For now, though, I am satisfied with the bonds that I do have. Even when one person made it clear that I was to be loved in a different way than I had at first wanted, it is an unconditional Agape, which touches my soul much deeper than any Eros would. And the memories we have already made will far outlast any future experiences I could ever have with ANYBODY else, as hard to believe as that may seem. And even after one friend walked away forever on the most magical night this year, the pain was subsided with the assurance that it was only an isolated incident (despite the repetitiveness of it from past friendships!)
Yes, 2008 was that year of self defining. Two years ago, another former close friend (see, we''re dealing with the cycles of life again!) thanked me for yet another great year. And they are. The changes, the discoveries, the adventures, and the prospects of existing even better are all reasons to continue during 2009, hard as that may be sometimes. And who knows, maybe one day my time travel theory will be more than that, and we can just simply play around and manipulate the past, present, and future to our liking. Until then, I love you all, and look forward to another interesting year.

And yes, because some of you asked.... here is my annual list of good memories from 2008... in no particular order:
1) Pregaming in the giant's parking lot.
2) Being introduced to the two Davids: Cook and Archuletta.
3) My first Baptist wedding. Hallelujah!
4) Going from six feet under to sixty feet under!
5) Last play at Shea with Billy Joel.
6) Seeing my cousin Fran for the first time since I was a kid, right before she died.

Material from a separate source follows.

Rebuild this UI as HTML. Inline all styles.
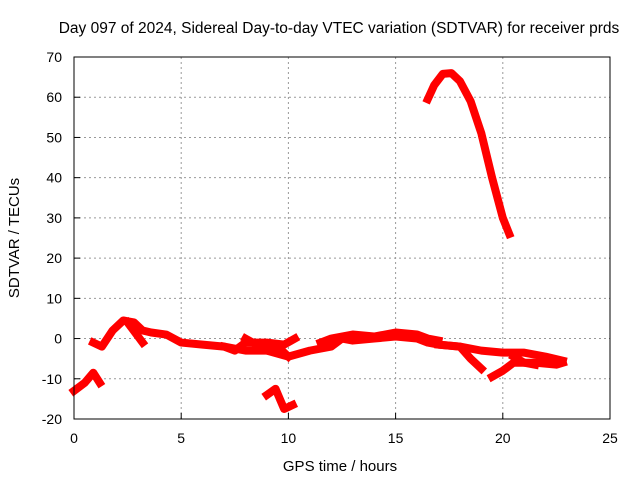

7) 3 hour cruise around Manhattan.
8) Manhattans <3
9) Playing Rockband and Assassin's Creed for the first four months of the year.
10) My trip to Newport.
11) My second trip to Rhode Island to experience my first Frat party (and every pill that came with it!)
12) Grace Kelly
13) Playland on Memorial day.
14) Playland on the 4th of July.
15) Watching two people I love get fired from the Journal News and then quitting the next day out of principle.
16) Spring Awakening on Broadway.
17) Les Miserables, Footloose, Kiss Me Kate, and that other really good show about the Bible that some Hen Hud students put on (though I can't remember the name of it.)
18) Rollerblading by the water.
19) Wii Fit
20) Watching all 23 James Bond movies IN ORDER, ending with Quantum of Solace.